I also wasn't honest with myself. I thought I wanted a life with him, but honestly, I didn't know what I needed or wanted for my life or relationships. That resulted in me spending years just reacting to everything that life threw at me instead of taking charge and creating the life that I want. It is very overwhelming for a person with low self-confidence to suddenly start making decisions. First had to start deciding what I did not want or need in my life, and that list included a lot of things at his core.

His controlling personality was a big issue. It made me feel like whatever I said or felt didn't matter because we were going to do whatever he wanted to do. His angry outbursts that seemed to be triggered by almost anything.

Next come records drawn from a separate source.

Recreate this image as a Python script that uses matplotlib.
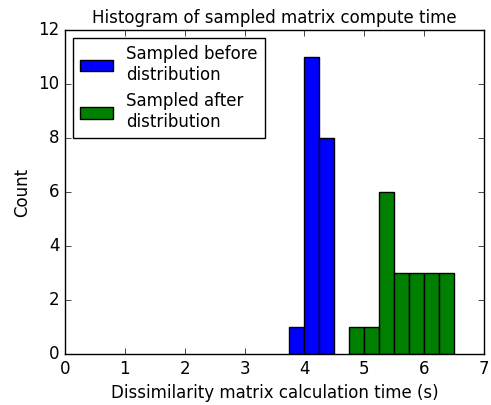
import matplotlib
matplotlib.use("Agg")
import matplotlib.pyplot as plt

# histogram bins (left edges) and counts
before_edges = [3.75, 4.0, 4.25, 4.5]
before_counts = [1, 11, 8]
after_edges = [4.75, 5.0, 5.25, 5.5, 5.75, 6.0, 6.25, 6.5]
after_counts = [1, 1, 6, 3, 3, 3, 3]

plt.style.use("classic")
fig = plt.figure(figsize=(4.91, 4.05), dpi=100, facecolor="white")
ax = fig.add_axes([0.132, 0.126, 0.854, 0.80])

ax.hist(before_edges[:-1], bins=before_edges, weights=before_counts,
        color="blue", label="Sampled before\ndistribution")
ax.hist(after_edges[:-1], bins=after_edges, weights=after_counts,
        color="green", label="Sampled after\ndistribution")

ax.set_xlim(0, 7)
ax.set_ylim(0, 12)
ax.set_xlabel("Dissimilarity matrix calculation time (s)")
ax.set_ylabel("Count")
ax.set_title("Histogram of sampled matrix compute time", fontsize=12)
ax.legend(loc="upper left", fontsize=12)

fig.savefig("out.png", dpi=100, facecolor="white")
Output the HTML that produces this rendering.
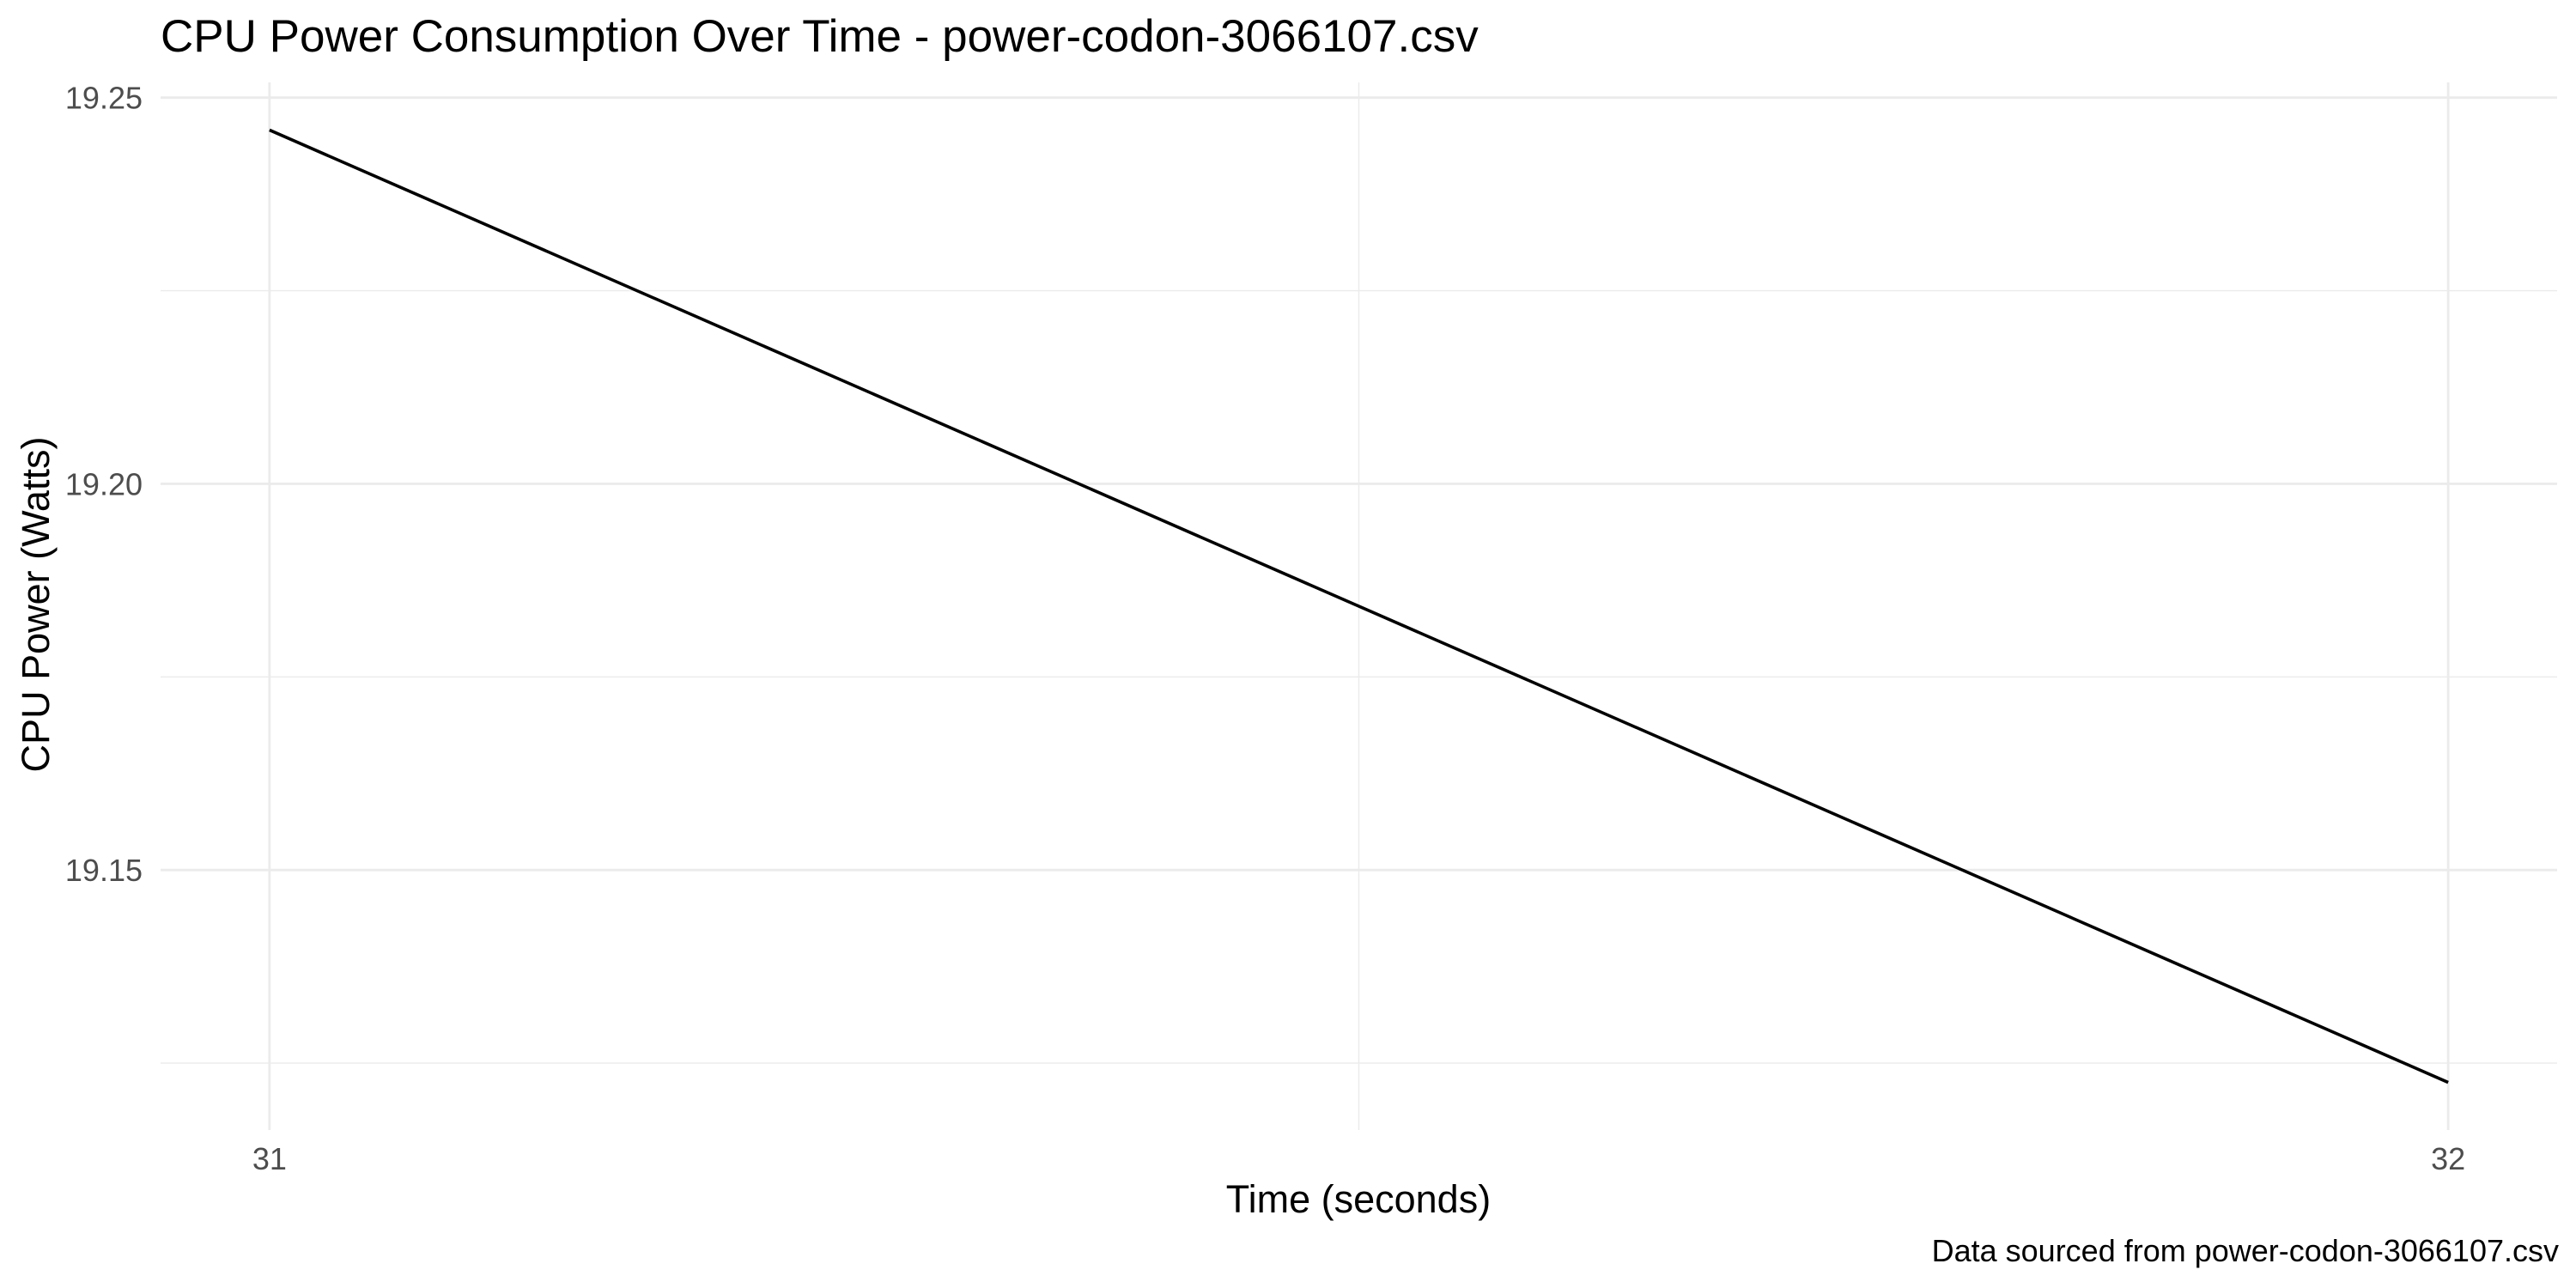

I realized that it was causing me anxiety when I started noticing the physiological reaction of my body tensing up when I heard his truck pull into our driveway. I still sometimes feel this when I hear a truck with a loud engine. Why was there so much yelling in our home? It doesn't have to be that way.

The way that we both think about things was always so different. "They say opposites attract" right? For a while I thought that we complemented each other the way that the sweet and salty flavors of chocolate and pretzels do. When faced with a problem, we evaluate it differently and place our priorities differently, which is a huge issue. It felt like we had the same end goal, but we were approaching it with different solutions, like oxen that are pulling the same wagon in opposite directions. We were both working so hard, but not together and it was counterproductive to the goals that we set. Sometimes he would borrow a small amount of money from a friend or coworker to buy cigarettes or gas. He did this so that he didn't have to ask me for money, thereby taking away money from our already tight budget. The problem was, he didn't mention this until he got paid and he didn't give me as much as I was expecting because he had to pay someone back. I had planned for a certain amount of money to cover certain expenses. This happened repeatedly and I couldn't make him understand that by doing that he was taking money from our household budget. It felt pointless for me to put in so much effort meticulously planning our income and expenses, only to have to figure out a new plan every time.

It has occurred to me multiple times that life was much more easily managed when he was in jail. I worked full-time, took care of the kids, made appointments, and even kept up on some general household maintenance. Many people (including him) praised me for handling everything so well without him, but it didn't feel good. Most of the time I felt like saying, "but I shouldn't have to." That period of time changed me. I never doubted my capabilities of managing without him, but I started considering that maybe I deserve more than he has given me. Maybe I deserve more than he will ever give me.

As I thought about all of these things in the dark, he lay there fast asleep once again. I knew this had to change. This would not be the way I live the rest of my life. I knew he would never be able to change the things that bothered me the most, because they were always there. I just used to look past them and pretend they weren't important, but the truth is, those things could no longer be ignored. The next morning, I told him I couldn't be with him anymore. I didn't trust him, and he clearly didn't respect me. Without trust and respect, we have no basis for a relationship.

In the months following the breakup, I thought a lot about these important concepts of how we handle situations differently and I gained more clarity. It became easier to decide what I like as my confidence grew. I realized that I had the power to make what I want of my life. I don't need to follow his lead or anyone else's plan for my life. I was finally in control of my own life for the first time. I was free.